Recursive algorithm for constructing antisymmetric fermionic states in first quantization mapping

Quantum 10, 2056 (2026). https://doi.org/10.22331/q-2026-04-08-2056 We devise a deterministic quantum algorithm to produce antisymmetric states of single-particle orbitals in the first quantization mapping. Unlike sorting-based antisymmetrization algorithms, which require ordered input states and high Clifford-gate overhead, our approach initializes the state of each particle independently. For a system of $\eta$ particles and $N$ single-particle states, our algorithm prepares antisymmetrized states of non-trivial localized (e.g., Hartree-Fock) orbitals using $O(\eta^2\sqrt{N})$ $T$-gates, outperforming alternative algorithms when $\eta\lesssim \sqrt{N}$. To achieve such scaling, we require $O(\sqrt{N})$ dirty ancilla qubits for intermediate calculations.

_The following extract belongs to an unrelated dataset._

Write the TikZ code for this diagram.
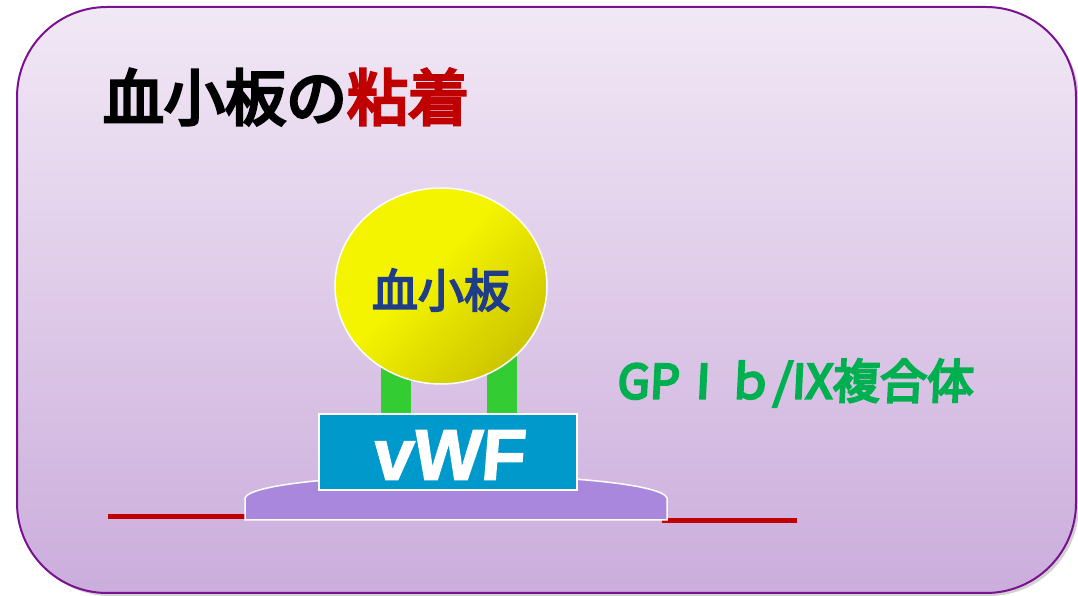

Knowledge of the single-particle states to be antisymmetrized can be leveraged to further improve the efficiency of the circuit, and a measurement-based variant reduces gate cost by roughly a factor of two. We show example circuits for two- and three-particle systems and discuss the generalization to an arbitrary number of particles. For a specific three-particle example, we decompose the circuit into Clifford$+T$ gates and study the impact of noise on the prepared state.